**Directions for this task**
Extract only the first line of the listing and every line after it up to and including the one with "dom_y = [(H - CY - R) / H, (H - CY + R) / H]". Omit the pictures.

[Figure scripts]
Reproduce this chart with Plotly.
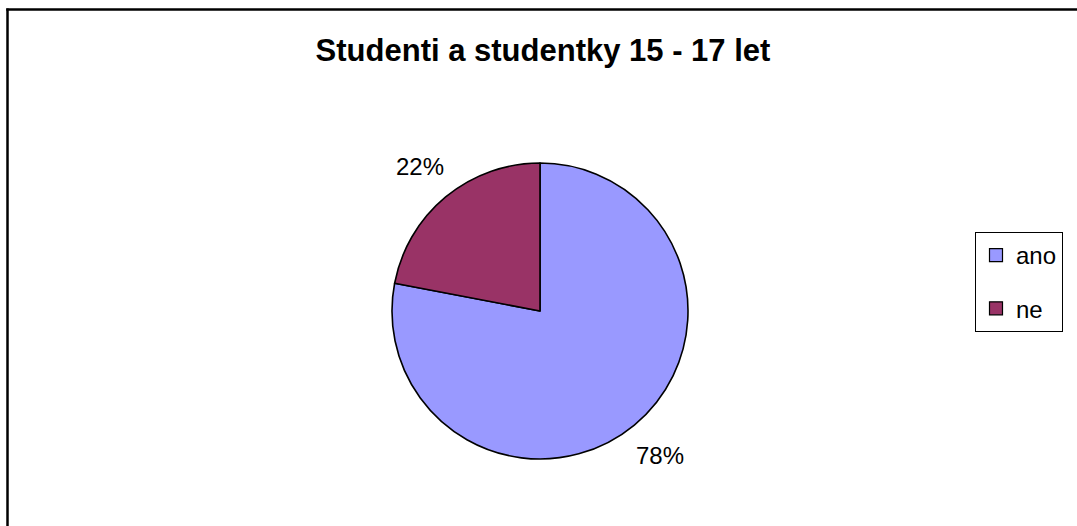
import math
import plotly.graph_objects as go

categories = ["ano", "ne"]
values = [78, 22]
colors = ["#9999FF", "#993366"]
title_text = "Studenti a studentky 15 - 17 let"

W, H = 1077, 526
FONT = "Liberation Sans, Arial, sans-serif"

# pie placement (pixels)
CX, CY, R = 540, 311, 148
dom_x = [(CX - R) / W, (CX + R) / W]
dom_y = [(H - CY - R) / H, (H - CY + R) / H]

fig = go.Figure()
fig.add_trace(go.Pie(
    labels=categories,
    values=values,
    sort=False,
    direction="clockwise",
    rotation=0,
    marker=dict(colors=colors, line=dict(color="black", width=1.6)),
    textinfo="none",
    showlegend=False,
    domain=dict(x=dom_x, y=dom_y),
    hoverinfo="label+percent",
))

# percentage labels placed outside along each slice's mid-angle
total = sum(values)
cum = 0.0
annotations = []
LABEL_R = R * 1.27
for v in values:
    mid = (cum + v / 2) / total * 2 * math.pi
    cum += v
    px = CX + LABEL_R * math.sin(mid)
    py = CY - LABEL_R * math.cos(mid)
    annotations.append(dict(
        x=px / W, y=1 - py / H, xref="paper", yref="paper",
        text=f"{round(v / total * 100)}%", showarrow=False,
        xanchor="center", yanchor="middle",
        font=dict(family=FONT, size=24, color="black"),
    ))

# legend entries
for cat, col in zip(categories, colors):
    fig.add_trace(go.Scatter(
        x=[None], y=[None], mode="markers", name=cat,
        legendgroup=cat,
        marker=dict(symbol="square", size=13, color=col, line=dict(color="black", width=1.2)),
        showlegend=True,
    ))

fig.update_layout(
    width=W, height=H,
    margin=dict(l=0, r=0, t=0, b=0),
    paper_bgcolor="white", plot_bgcolor="white",
    xaxis=dict(visible=False), yaxis=dict(visible=False),
    title=dict(text="<b>" + title_text + "</b>", x=543 / W, xanchor="center",
               y=1 - 50 / H, yanchor="middle",
               font=dict(family=FONT, size=31, color="black")),
    legend=dict(
        x=975 / W, xanchor="left", y=1 - 232 / H, yanchor="top",
        bordercolor="black", borderwidth=1, bgcolor="white",
        font=dict(family=FONT, size=24, color="black"),
        itemwidth=30, tracegroupgap=19, traceorder="grouped",
    ),
    annotations=annotations,
    shapes=[
        dict(type="line", xref="paper", yref="paper", x0=7.5 / W, x1=7.5 / W, y0=0, y1=1 - 8.5 / H,
             line=dict(color="black", width=2.5)),
        dict(type="line", xref="paper", yref="paper", x0=6.25 / W, x1=1, y0=1 - 9.5 / H, y1=1 - 9.5 / H,
             line=dict(color="black", width=2.5)),
    ],
)

fig.write_html("out.html", config={"displayModeBar": False},
               post_script="document.body.style.margin='0';document.body.style.overflow='hidden';")
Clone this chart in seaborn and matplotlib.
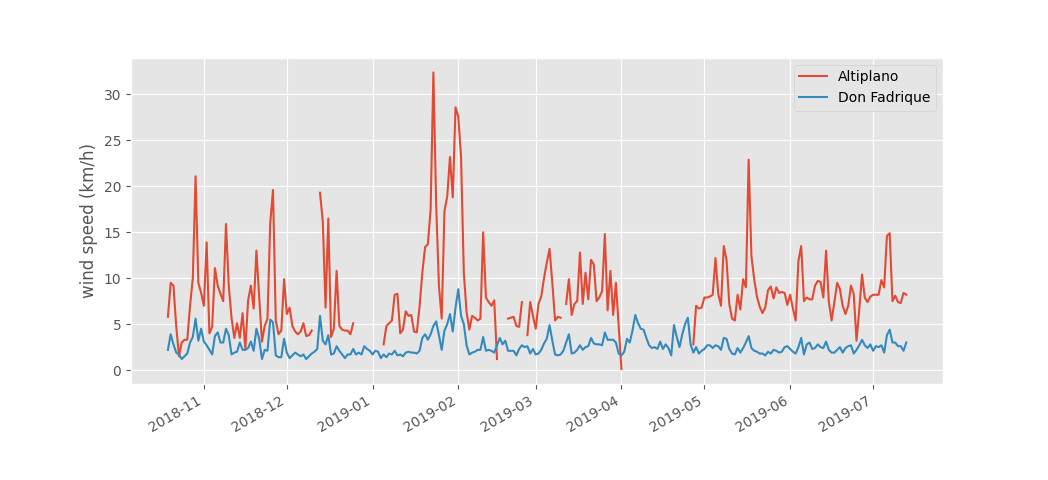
import numpy as np
import pandas as pd
import matplotlib
matplotlib.use("Agg")
import matplotlib.pyplot as plt
import seaborn as sns

nan = np.nan
start_date = "2018-10-19"
stations = ["Altiplano", "Don Fadrique"]
colors = ["#E24A33", "#348ABD"]

altiplano = [
    5.8, 9.5, 9.2, 4.8, 1.5, 3.0, 3.3, 3.3, 7.0, 10.0,
    21.1, 9.5, 8.4, 7.0, 13.9, 4.0, 4.7, 11.1, 9.2, 8.3,
    7.5, 15.9, 9.2, 5.7, 3.5, 5.1, 3.5, 6.2, 2.3, 7.6,
    9.2, 6.7, 13.0, 8.0, 3.1, 4.8, 5.6, 16.0, 19.6, 5.4,
    3.9, 4.3, 9.9, 6.1, 6.8, 4.8, 4.2, 3.9, 4.2, 5.1,
    3.7, 3.8, 4.3, nan, nan, 19.3, 16.2, 6.8, 16.5, 3.6,
    4.5, 10.8, 4.8, 4.4, 4.3, 4.3, 3.9, 5.1, nan, nan,
    nan, nan, nan, nan, nan, nan, nan, nan, 2.8, 4.8,
    5.1, 5.4, 8.2, 8.3, 4.0, 4.4, 6.4, 5.9, 6.0, 4.2,
    4.1, 6.9, 10.6, 13.4, 13.7, 17.5, 32.4, 18.0, 9.2, 5.6,
    17.3, 18.9, 23.2, 18.8, 28.6, 27.6, 23.2, 10.6, 6.3, 4.4,
    5.9, 5.7, 5.4, 5.6, 15.0, 7.9, 7.4, 7.0, 7.6, 1.2,
    nan, nan, nan, 5.6, 5.7, 5.8, 4.8, 4.7, 7.4, nan,
    3.8, 7.4, 5.9, 4.5, 7.2, 8.0, 10.0, 11.7, 13.2, 9.5,
    5.4, 5.8, 5.7, nan, 7.2, 9.9, 6.0, 7.2, 7.5, 12.8,
    7.2, 10.6, 7.7, 12.0, 11.5, 7.5, 7.9, 8.6, 14.8, 6.5,
    10.8, 6.0, 9.5, 4.8, 0.1, nan, nan, nan, nan, nan,
    nan, nan, nan, nan, nan, nan, nan, nan, nan, nan,
    nan, nan, nan, nan, nan, nan, nan, nan, nan, nan,
    2.8, 7.0, 6.7, 6.8, 7.9, 7.9, 8.0, 8.2, 12.2, 8.3,
    7.0, 13.5, 12.0, 7.2, 5.6, 5.4, 8.2, 6.6, 9.9, 9.0,
    22.9, 12.4, 9.9, 8.0, 6.9, 6.2, 6.8, 8.7, 9.1, 7.8,
    9.0, 8.4, 8.5, 8.4, 7.1, 8.2, 6.7, 5.4, 11.9, 13.5,
    7.5, 7.9, 7.7, 7.7, 9.2, 9.7, 9.6, 7.9, 13.0, 7.4,
    5.4, 7.4, 9.5, 8.8, 7.0, 6.1, 7.0, 9.2, 8.3, 3.2,
    6.6, 10.4, 7.9, 7.4, 8.0, 8.2, 8.2, 8.2, 9.8, 9.0,
    14.6, 14.9, 7.5, 8.1, 7.4, 7.3, 8.4, 8.2,
]

don_fadrique = [
    2.2, 3.9, 2.8, 1.9, 1.7, 1.2, 1.5, 1.8, 3.0, 3.6,
    5.6, 3.2, 4.5, 3.1, 2.7, 2.2, 1.7, 3.7, 4.1, 3.0,
    3.0, 4.5, 3.8, 1.7, 1.9, 2.0, 3.0, 2.2, 2.2, 2.4,
    3.1, 2.1, 4.5, 3.4, 1.2, 2.2, 2.1, 5.5, 5.2, 1.6,
    1.4, 1.4, 3.4, 1.9, 1.3, 1.6, 1.9, 1.7, 1.5, 1.7,
    1.2, 1.5, 1.8, 2.0, 2.3, 5.9, 3.2, 2.8, 3.8, 1.7,
    1.8, 2.6, 2.1, 1.7, 1.3, 1.7, 1.7, 2.3, 1.7, 1.9,
    1.7, 2.6, 2.3, 2.1, 1.7, 2.1, 2.0, 1.3, 1.7, 1.4,
    1.8, 1.7, 2.1, 1.6, 1.7, 1.5, 1.9, 2.0, 1.9, 1.9,
    1.8, 2.1, 3.5, 3.9, 3.3, 3.9, 4.8, 5.3, 3.8, 2.2,
    4.3, 5.0, 6.1, 4.2, 6.8, 8.8, 5.9, 5.0, 2.7, 1.7,
    1.9, 2.0, 2.2, 2.2, 3.6, 2.1, 2.2, 2.1, 1.9, 2.7,
    3.5, 2.8, 3.2, 2.1, 2.1, 2.1, 1.6, 2.3, 2.7, 2.5,
    2.6, 1.8, 2.3, 1.7, 1.8, 2.2, 2.9, 3.4, 4.9, 3.2,
    1.7, 1.6, 1.7, 2.1, 3.0, 3.9, 1.8, 1.9, 2.2, 2.7,
    2.2, 2.5, 2.6, 3.5, 2.9, 2.8, 2.8, 2.7, 4.1, 3.3,
    3.3, 3.3, 3.0, 1.8, 1.6, 2.0, 3.4, 3.0, 4.3, 6.0,
    5.1, 4.5, 4.4, 3.5, 2.7, 2.4, 2.5, 2.3, 3.1, 2.3,
    2.8, 2.4, 1.6, 4.9, 3.6, 2.5, 3.9, 5.0, 5.7, 2.8,
    1.9, 2.5, 1.8, 2.1, 2.3, 2.7, 2.7, 2.4, 2.7, 2.6,
    2.2, 3.5, 3.4, 2.3, 1.8, 1.7, 2.4, 1.9, 2.4, 3.0,
    3.7, 2.4, 2.1, 2.0, 1.8, 1.8, 1.6, 2.0, 1.8, 2.2,
    2.1, 1.9, 2.0, 2.5, 2.6, 2.3, 2.0, 1.8, 2.5, 3.5,
    1.7, 2.8, 3.0, 2.3, 2.4, 2.8, 2.5, 2.4, 3.1, 2.2,
    1.9, 1.9, 2.2, 2.5, 1.9, 2.4, 2.6, 2.7, 1.8, 2.2,
    2.7, 3.3, 2.7, 2.4, 2.8, 2.1, 2.6, 2.5, 2.7, 1.9,
    3.8, 4.4, 3.0, 3.0, 2.6, 2.6, 2.1, 3.0,
]

plt.style.use("ggplot")

dates = pd.date_range(start_date, periods=len(altiplano), freq="D")
frames = []
for name, vals in zip(stations, [altiplano, don_fadrique]):
    s = pd.Series(vals, dtype=float)
    seg = s.isna().cumsum()
    df = pd.DataFrame({"date": dates, "speed": s.values,
                       "station": name, "segment": seg.values})
    frames.append(df.dropna(subset=["speed"]))
data = pd.concat(frames, ignore_index=True)
data["unit"] = data["station"] + "_" + data["segment"].astype(str)

fig, ax = plt.subplots(figsize=(10.48, 4.8), dpi=100)
sns.lineplot(data=data, x="date", y="speed", hue="station",
             hue_order=stations, units="unit", estimator=None,
             palette=colors, linewidth=1.5, ax=ax)

handles, labels = ax.get_legend_handles_labels()
ax.legend(handles, labels, loc="upper right")
ax.set_xlabel("")
ax.set_ylabel("wind speed (km/h)")
ax.set_yticks([0, 5, 10, 15, 20, 25, 30])
fig.autofmt_xdate()
fig.savefig("out.png", dpi=100)
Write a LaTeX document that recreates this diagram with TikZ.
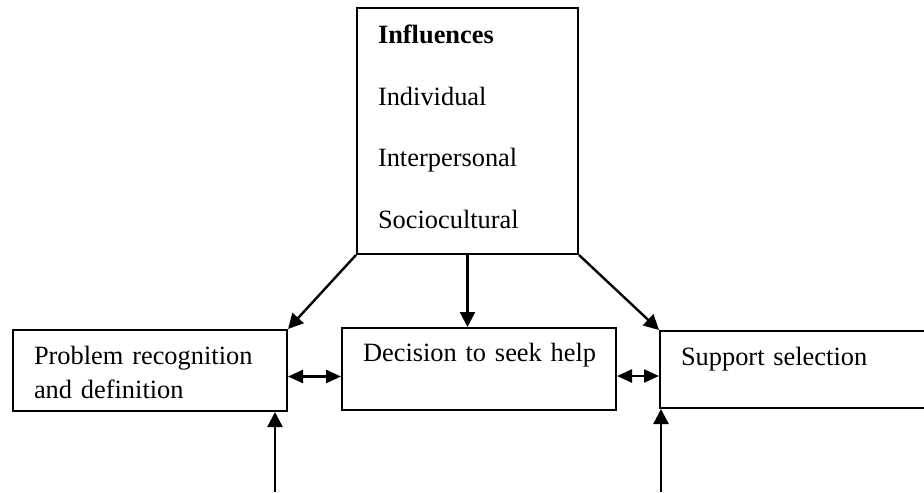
\documentclass[tikz,border=0pt]{standalone}
\usepackage{fontspec}
\setmainfont{Liberation Serif}
\usetikzlibrary{arrows.meta}

\begin{document}
\begin{tikzpicture}[x=0.5pt, y=-0.5pt,
        box/.style={draw, line width=1pt, anchor=north west, align=left, inner xsep=10.5pt, inner ysep=0pt, font=\fontsize{13.2}{17}\selectfont},
        arr/.style={line width=1.2pt, -{Triangle[length=7.5pt, width=7.5pt]}},
        dblarr/.style={line width=1.2pt, {Triangle[length=7.5pt, width=6.5pt]}-{Triangle[length=7.5pt, width=6.5pt]}}]
        \clip (0, 0) rectangle (924, 492);
        % the influences on top
        \node [box, text width=89.5pt, text height=18pt, text depth=105pt, font=\fontsize{13.2}{30.75}\selectfont] (infl) at (356, 7)
            {\textbf{Influences}\\Individual\\Interpersonal\\Sociocultural};
        % the three stages
        \node [box, text width=116pt, text height=17pt, text depth=23.5pt] (prob) at (12, 329) {Problem recognition\\and definition};
        \node [box, text width=116pt, text height=16.5pt, text depth=24.5pt] (dec) at (341, 327) {\mbox{Decision to seek help}};
        \node [box, text width=129pt, text height=17pt, text depth=21.5pt] (supp) at (659, 330) {Support selection};

        \draw [arr] (infl.south west) -- (prob.north east);
        \draw [arr] (infl.south) -- (infl.south |- dec.north);
        \draw [arr] (infl.south east) -- (supp.north west);
        \draw [dblarr] ([yshift=-3pt]prob.east) -- ([yshift=-3pt]prob.east -| dec.west);
        \draw [dblarr] ([yshift=-3.5pt]dec.east) -- ([yshift=-3.5pt]dec.east -| supp.west);

        % arrows coming in from below
        \coordinate (in1) at (275, 492);
        \coordinate (in2) at (661, 492);
        \draw [arr] (in1) -- (in1 |- prob.south);
        \draw [arr] (in2) -- (in2 |- supp.south);
    \end{tikzpicture}
\end{document}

**Solution**
Reproduce this chart with Plotly.
import math
import plotly.graph_objects as go

categories = ["ano", "ne"]
values = [78, 22]
colors = ["#9999FF", "#993366"]
title_text = "Studenti a studentky 15 - 17 let"

W, H = 1077, 526
FONT = "Liberation Sans, Arial, sans-serif"

# pie placement (pixels)
CX, CY, R = 540, 311, 148
dom_x = [(CX - R) / W, (CX + R) / W]
dom_y = [(H - CY - R) / H, (H - CY + R) / H]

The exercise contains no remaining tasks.